• _Recorded information_:
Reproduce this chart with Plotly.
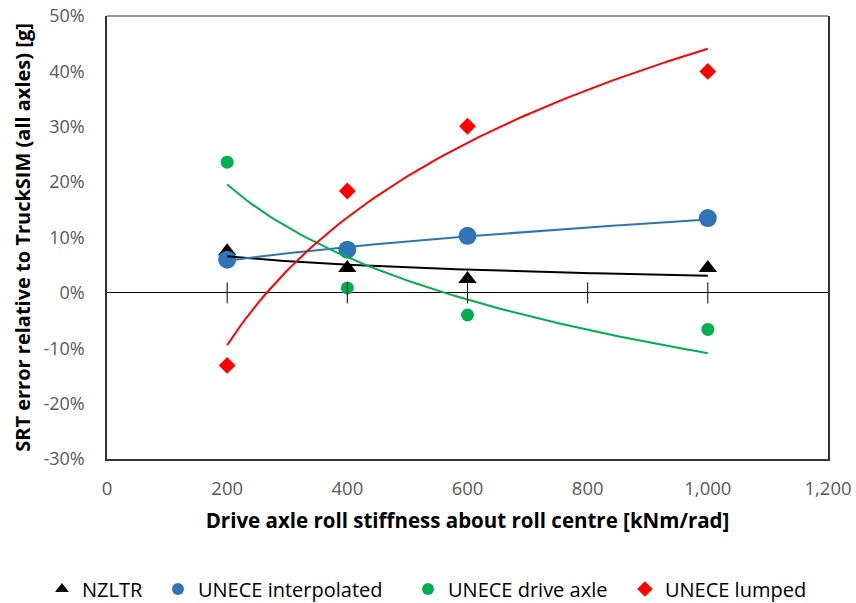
import numpy as np
import plotly.graph_objects as go

# Data (SRT error, %)
stiffness = [200, 400, 600, 1000]
nzltr = [7.5, 4.5, 2.5, 4.5]
unece_interp = [6.0, 7.8, 10.3, 13.5]
unece_drive = [23.6, 0.9, -4.0, -6.6]
unece_lumped = [-13.1, 18.4, 30.1, 40.0]

series_names = ["NZLTR", "UNECE interpolated", "UNECE drive axle", "UNECE lumped"]
trend_types = ["log", "power", "log", "log"]

x_ticks = [0, 200, 400, 600, 800, 1000, 1200]
x_tick_labels = ["0", "200", "400", "600", "800", "1,000", "1,200"]
y_ticks = [-30, -20, -10, 0, 10, 20, 30, 40, 50]
y_tick_labels = [f"{v}%" for v in y_ticks]

colors = ["#000000", "#2E75B6", "#00B050", "#FF0000"]
symbols = ["triangle-up", "circle", "circle", "diamond"]
sizes = [16, 18, 13, 13]
legend_ids = ["legend", "legend2", "legend3", "legend4"]
legend_x = [-0.0902, 0.0707, 0.4175, 0.7184]

FONT = "'Open Sans', Lato, sans-serif"


def trend(xs, ys, kind):
    xs = np.asarray(xs, float)
    ys = np.asarray(ys, float)
    xx = np.linspace(xs.min(), xs.max(), 100)
    if kind == "power":
        b, a = np.polyfit(np.log(xs), np.log(ys), 1)
        return xx, np.exp(a) * xx ** b
    a, b = np.polyfit(np.log(xs), ys, 1)
    return xx, a * np.log(xx) + b


data = [nzltr, unece_interp, unece_drive, unece_lumped]
fig = go.Figure()

for name, ys, c, s, sz, lg in zip(series_names, data, colors, symbols, sizes, legend_ids):
    fig.add_trace(go.Scatter(
        x=stiffness, y=ys, mode="markers", name=name, legend=lg,
        marker=dict(symbol=s, size=sz, color=c, line=dict(width=0)),
    ))

for ys, c, k in zip(data, colors, trend_types):
    xx, yy = trend(stiffness, ys, k)
    fig.add_trace(go.Scatter(x=xx, y=yy, mode="lines", showlegend=False,
                             line=dict(color=c, width=2), hoverinfo="skip"))

# tick marks crossing the zero line
fig.add_trace(go.Scatter(
    x=x_ticks[1:-1], y=[0] * (len(x_ticks) - 2), mode="markers", showlegend=False,
    marker=dict(symbol="line-ns", size=15, line=dict(color="#000000", width=1)),
    hoverinfo="skip",
))

legend_common = dict(orientation="h", xanchor="left", yref="container",
                     y=0.0232, yanchor="middle",
                     font=dict(size=20, color="#000000"), itemsizing="constant",
                     bgcolor="rgba(0,0,0,0)", borderwidth=0)

fig.update_layout(
    width=856, height=603,
    margin=dict(l=107, r=28, t=16, b=144),
    paper_bgcolor="white", plot_bgcolor="white",
    font=dict(family=FONT, size=18, color="#000000"),
    showlegend=True,
    xaxis=dict(range=[0, 1200], tickvals=x_ticks, ticktext=x_tick_labels,
               showgrid=False, zeroline=False, automargin=False,
               ticklabeloverflow="allow",
               showline=True, linecolor="#333333", linewidth=1.5,
               ticks="outside", ticklen=12, tickcolor="rgba(0,0,0,0)",
               tickfont=dict(size=18.5, color="#595959"),
               title=dict(text="<b>Drive axle roll stiffness about roll centre [kNm/rad]</b>",
                          font=dict(size=20.5, color="#000000"), standoff=15)),
    yaxis=dict(range=[-30, 50], tickvals=y_ticks, ticktext=y_tick_labels,
               showgrid=False, zeroline=True, zerolinecolor="#000000", zerolinewidth=1,
               automargin=False, ticklabeloverflow="allow",
               showline=True, mirror=True, linecolor="#333333", linewidth=1.5,
               ticks="outside", ticklen=17, tickcolor="rgba(0,0,0,0)",
               tickfont=dict(size=18, color="#595959"),
               title=dict(text="<b>SRT error relative to TruckSIM (all axles) [g]</b>",
                          font=dict(size=20, color="#000000"), standoff=7)),
    shapes=[dict(type="line", xref="paper", yref="paper", x0=0, x1=1, y0=1, y1=1,
                 line=dict(color="#767676", width=1.5))],
)
for lg, lx in zip(legend_ids, legend_x):
    fig.update_layout({lg: dict(legend_common, x=lx)})

fig.write_html("out.html",
               config={"displayModeBar": False},
               post_script="document.body.style.margin='0';document.body.style.overflow='hidden';")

• _What you have to do_: Your task is to return the lines above, from the first one up to and including the line containing "v in y_ticks]", minus any pictures.

• _Full response_:
Reproduce this chart with Plotly.
import numpy as np
import plotly.graph_objects as go

# Data (SRT error, %)
stiffness = [200, 400, 600, 1000]
nzltr = [7.5, 4.5, 2.5, 4.5]
unece_interp = [6.0, 7.8, 10.3, 13.5]
unece_drive = [23.6, 0.9, -4.0, -6.6]
unece_lumped = [-13.1, 18.4, 30.1, 40.0]

series_names = ["NZLTR", "UNECE interpolated", "UNECE drive axle", "UNECE lumped"]
trend_types = ["log", "power", "log", "log"]

x_ticks = [0, 200, 400, 600, 800, 1000, 1200]
x_tick_labels = ["0", "200", "400", "600", "800", "1,000", "1,200"]
y_ticks = [-30, -20, -10, 0, 10, 20, 30, 40, 50]
y_tick_labels = [f"{v}%" for v in y_ticks]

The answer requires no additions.